## [Problem description]
Transcribe all of the data exactly. Omit the pictures.
+ + + + + + +
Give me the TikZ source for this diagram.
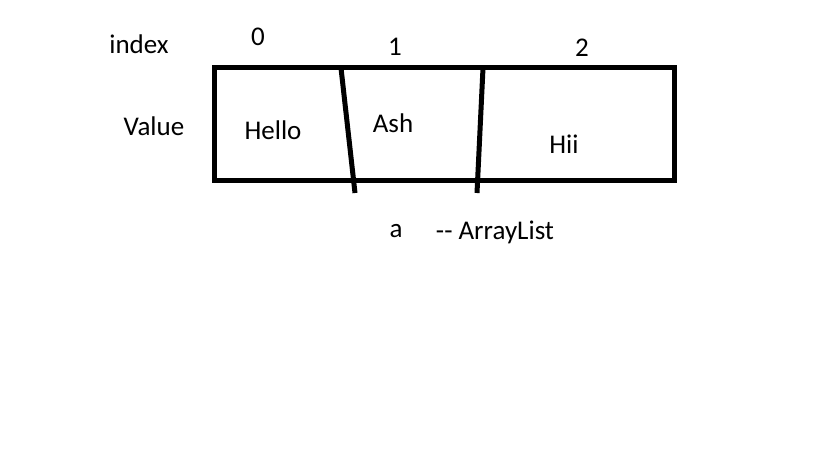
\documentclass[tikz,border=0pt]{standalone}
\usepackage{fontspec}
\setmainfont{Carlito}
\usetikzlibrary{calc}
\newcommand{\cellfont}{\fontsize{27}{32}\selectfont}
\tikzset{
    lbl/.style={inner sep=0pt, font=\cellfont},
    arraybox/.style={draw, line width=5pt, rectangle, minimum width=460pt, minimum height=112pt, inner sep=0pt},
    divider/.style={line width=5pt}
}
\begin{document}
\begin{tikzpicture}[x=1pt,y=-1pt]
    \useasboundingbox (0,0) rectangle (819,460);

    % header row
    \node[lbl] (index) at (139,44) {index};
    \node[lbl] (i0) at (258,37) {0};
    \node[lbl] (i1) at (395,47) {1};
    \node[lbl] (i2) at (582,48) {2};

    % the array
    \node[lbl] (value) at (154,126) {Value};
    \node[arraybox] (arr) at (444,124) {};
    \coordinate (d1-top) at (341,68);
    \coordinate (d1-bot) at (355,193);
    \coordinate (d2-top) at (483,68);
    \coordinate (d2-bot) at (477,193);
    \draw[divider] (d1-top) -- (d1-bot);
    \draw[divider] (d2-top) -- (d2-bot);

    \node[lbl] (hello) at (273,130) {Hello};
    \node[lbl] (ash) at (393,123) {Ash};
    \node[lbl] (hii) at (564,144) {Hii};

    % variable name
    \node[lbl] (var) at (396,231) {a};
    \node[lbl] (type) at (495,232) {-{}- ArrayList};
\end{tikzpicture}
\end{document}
+ + + + + + +
## [Expected answer]
Give me the TikZ source for this diagram.
\documentclass[tikz,border=0pt]{standalone}
\usepackage{fontspec}
\setmainfont{Carlito}
\usetikzlibrary{calc}
\newcommand{\cellfont}{\fontsize{27}{32}\selectfont}
\tikzset{
    lbl/.style={inner sep=0pt, font=\cellfont},
    arraybox/.style={draw, line width=5pt, rectangle, minimum width=460pt, minimum height=112pt, inner sep=0pt},
    divider/.style={line width=5pt}
}
\begin{document}
\begin{tikzpicture}[x=1pt,y=-1pt]
    \useasboundingbox (0,0) rectangle (819,460);

    % header row
    \node[lbl] (index) at (139,44) {index};
    \node[lbl] (i0) at (258,37) {0};
    \node[lbl] (i1) at (395,47) {1};
    \node[lbl] (i2) at (582,48) {2};

    % the array
    \node[lbl] (value) at (154,126) {Value};
    \node[arraybox] (arr) at (444,124) {};
    \coordinate (d1-top) at (341,68);
    \coordinate (d1-bot) at (355,193);
    \coordinate (d2-top) at (483,68);
    \coordinate (d2-bot) at (477,193);
    \draw[divider] (d1-top) -- (d1-bot);
    \draw[divider] (d2-top) -- (d2-bot);

    \node[lbl] (hello) at (273,130) {Hello};
    \node[lbl] (ash) at (393,123) {Ash};
    \node[lbl] (hii) at (564,144) {Hii};

    % variable name
    \node[lbl] (var) at (396,231) {a};
    \node[lbl] (type) at (495,232) {-{}- ArrayList};
\end{tikzpicture}
\end{document}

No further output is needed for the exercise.